A cinquant'anni dalla precoce scomparsa di Piero Manzoni, Palazzo Reale celebra l'artista lombardo con la mostra Piero Manzoni 1933-1963 che ospita 130 lavori di cui fanno parte fotografie, la serie di Achromes, l'Alfabeto, le Impronte e la celebre e discussa Merda d'artista. Buona parte delle opere esposte provengono da collezioni private ancora poco note al pubblico.

Manzoni è riconosciuto per essere un artista che ama la materia e ama sperimentarla. Lavora sull'evidenza concreta dei dati, volendo catturare in un gesto ciò che gli scorre davanti, per imprimerlo così in una memoria del tempo. La ricerca di ciò che l'artista rappresenta all'interno dei suoi lavori, è libera di indirizzarsi oltre che agli oggetti, anche ai soggetti.

A Palazzo Reale il percorso che attraversa il suo iter ci conduce subito alla serie di superfici rigorosamente monocrome che Manzoni realizza a partire dal 1957, poi riconosciute con il nome di Achromes. Queste superfici saranno ripetute da Manzoni in tanti diversi esemplari, con l'applicazione di materie eterogenee come il cotone, la fibra di vetro e la paglia. L'impulso che lo conduce alla ripetizione continua dei propri lavori, avviene da una parte per esplorare il linguaggio più elementare, e dell'altro documenta la spersonalizzazione che il lavoro vuole raggiungere.

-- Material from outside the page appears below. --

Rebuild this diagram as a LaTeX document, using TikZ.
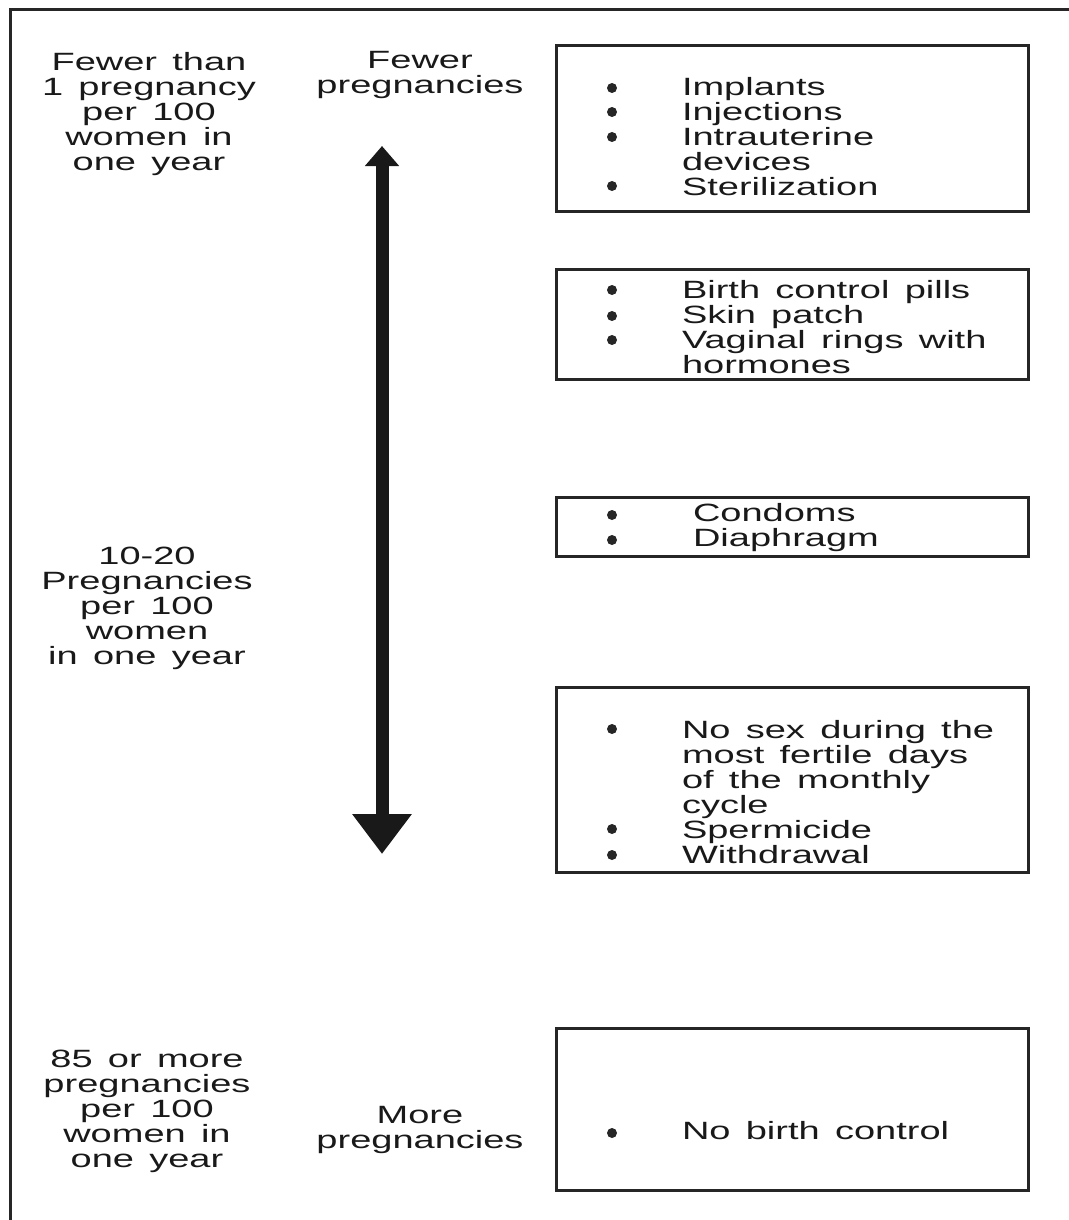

Nel 1960 Manzoni presenta in una mostra a Copenhagen il progetto delle Impronte: l'artista bollì delle uova e impresse su ciascuna le proprie impronte digitali, le 150 uova furono poi offerte al pubblico. L'esperimento consisteva nello studiare come il fruitore si comportasse una volta invitato a ingerire l'uovo. Il mangiarlo avrebbe indicato un modo per entrare in comunione con l'artista, conservarlo invece avrebbe trasformato l'uovo in una scultura artistica, richiamando una connotazione religiosa prossima all'idea di feticcio.

E' il 1961 l'anno in cui Manzoni realizza l'opera diventata più celebre: la Merda d'artista. Quest'opera rappresenta un forte esempio/polemica del pensiero di Manzoni sulla mercificazione dell'arte che stava pervadendo il mercato. All'inizio della sua brevissima carriera, nel 1957, l'artista lombardo dichiarava l'esigenza di "liberarsi dei fatti estranei, dai gesti inutili... per raggiungere quanto è umanamente possibile, le proprie autentiche origini... la coscienza di produrre arte, utilizzando tutti i suoi vettori, che vanno dal corpo della pittura al corpo dell'artista".